Quantum Computing with Silicon Quantum Dots
Introduction
Quantum computing is a rapidly evolving field that leverages the principles of quantum mechanics to process information. A significant area of research within this field is the use of silicon quantum dots as a medium for quantum computation. This article delves into the intricacies of quantum computing with silicon quantum dots, exploring the underlying principles, the current state of research, and the potential applications and challenges in this field.
Quantum Computing: A Primer
Quantum computing diverges from classical computing by utilizing quantum bits, or qubits, as the fundamental unit of information. Unlike classical bits, which can exist in a state of either 0 or 1, qubits can exist in a superposition of states, allowing them to represent 0 and 1 simultaneously. This property, along with entanglement and quantum interference, allows quantum computers to perform complex calculations at a speed unattainable by classical computers.

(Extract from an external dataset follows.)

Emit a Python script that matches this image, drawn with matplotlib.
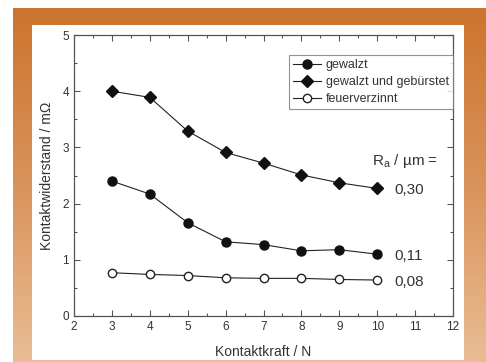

Silicon Quantum Dots: The Basics
Silicon quantum dots are nanoscale structures made of silicon, with dimensions small enough to exhibit quantum mechanical properties. These properties make them a promising candidate for the physical realization of qubits. The quantum confinement effect in these dots allows for the manipulation of electron states, which can be used to encode and process quantum information.
Quantum Computing with Silicon Quantum Dots
Fabrication and Control
The fabrication of silicon quantum dots for quantum computing involves intricate processes such as lithography and etching. The dots are typically embedded in a silicon matrix, with the size, shape, and arrangement of the dots being critical factors that influence their quantum behavior. The control of qubits in silicon quantum dots is achieved through the application of electric and magnetic fields, which can manipulate the spin and charge states of the electrons within the dots.
Quantum Gates and Algorithms
In quantum computing, operations on qubits are performed by quantum gates, analogous to the logic gates in classical computing. These gates manipulate the state of qubits, enabling the execution of quantum algorithms. Several quantum algorithms, such as Shor's algorithm and Grover's algorithm, have been proposed, which highlight the potential of quantum computing in tasks such as factorization and search.
Current Research and Developments
Research in quantum computing with silicon quantum dots is a dynamic field, with several research groups and companies actively pursuing advancements. Recent developments include the demonstration of two-qubit logic gates and the development of techniques for long coherence times. These advancements are critical steps towards the realization of a scalable silicon-based quantum computer.
Challenges and Future Directions
Despite the promising developments, several challenges remain in the field of quantum computing with silicon quantum dots. These include issues related to decoherence, error correction, and scalability. Overcoming these challenges requires further research and technological advancements. The future of this field lies in the development of robust, scalable, and fault-tolerant quantum computers that can outperform classical computers in a range of tasks.